Extrait de l’article

On a lieu de s’étonner du nom­bre de manuscrits médiévaux inédits qui continuent de réapparaître en cette fin du XXe siècle. On s’étonne encore davantage quand surgit un manuscrit demeuré totalement in­connu, quoique ayant appartenu à l’un des personnages les plus éminents de la France du XVe siècle et portant ostensiblement tous ses in­signes de propriété. C’est ainsi qu’est dernièrement venu au jour le propre livre d’heures du célèbre chancelier de France Guillaume Jouvenel des Ursins, et la Bibliothè­que nationale de France a heureusement pu acquérir cet objet d’un intérêt patrimonial évident. L’ou­vrage a déjà été présenté par nous-même dans un bref article destiné à faire connaître son acquisition, au­quel nous renvoyons pour sa des­cription et pour les illustrations en couleurs qui l’accompagnent, ainsi que pour la biographie du célèbre commanditaire. L’apparition inattendue de ce livre, dont on peut dater et situer l’exécution vers la fin des années 1440 à Paris, invite à reconsidérer le peu que l’on connaît de la peinture parisienne avant le milieu du XVe siècle.

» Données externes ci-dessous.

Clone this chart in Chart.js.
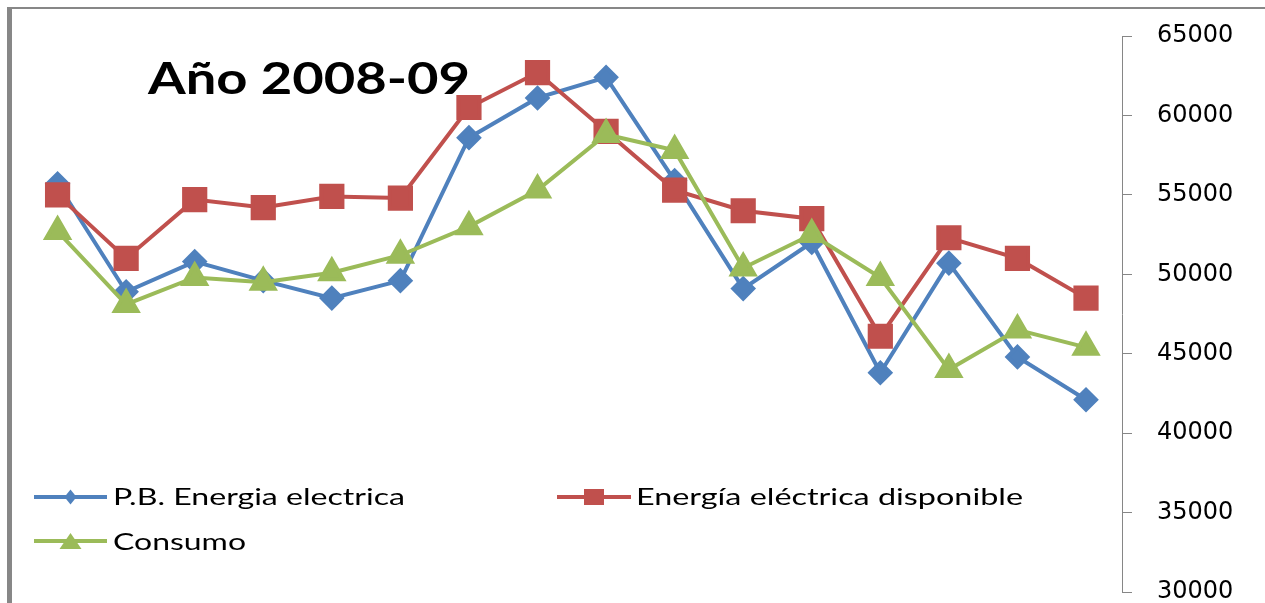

Les Heures de Guillaume Jouve­nel appartiennent à un groupe de manuscrits bien caractérisé par son style, œuvres d’un peintre — ou, plus exactement, d’une boutique — qui, par son abondante production, a occupé une place importante dans l’histoire de l’enluminure parisienne au milieu du XVe siècle. Connu au­jourd’hui sous le nom de Maître de Dunois — d’après le destinataire d’un des plus brillants livres d’heu­res de ce groupe — qui a remplacé son incommode appellation antérieure d’« Associé principal du Maître de Bedford », c’est en effet, comme l’a bien démontré Eleanor Spencer, un collaborateur plus jeune et qui restera un continuateur fidèle de l’enlumineur nommé le Maître de Bedford. Celui-ci, l’artiste le plus en vue à Paris entre 1420 et 1435 et le dernier grand représentant du style gothique international, avait dirigé à Paris l’atelier le plus florissant pen­dant l’occupation anglaise et travaillé tout particulièrement pour le duc de Bedford, régent de France au nom du jeune Henry VI d’Angle­terre, d’où son nom de convention. Il semble avoir disparu de la scène artistique au moment où mourait en 1435 son principal mécène et où les Anglais en recul abandonnaient Paris en 1436. Mais l’un de ses colla­borateurs, qui avait déjà participé à ses côtés à l’illustration de plusieurs des pages du Bréviaire de Bedford, prend alors le relais de l’atelier qu’il maintiendra en exercice pendant une trentaine d’années, en gardant l’essentiel de ses traditions en vi­gueur : c’est le Maître de Dunois, qui se met aussitôt à honorer les commandes de la nouvelle clientèle du milieu royal, pressée de profiter à son tour des ressources artistiques de la capitale qui lui étaient restées longtemps inaccessibles.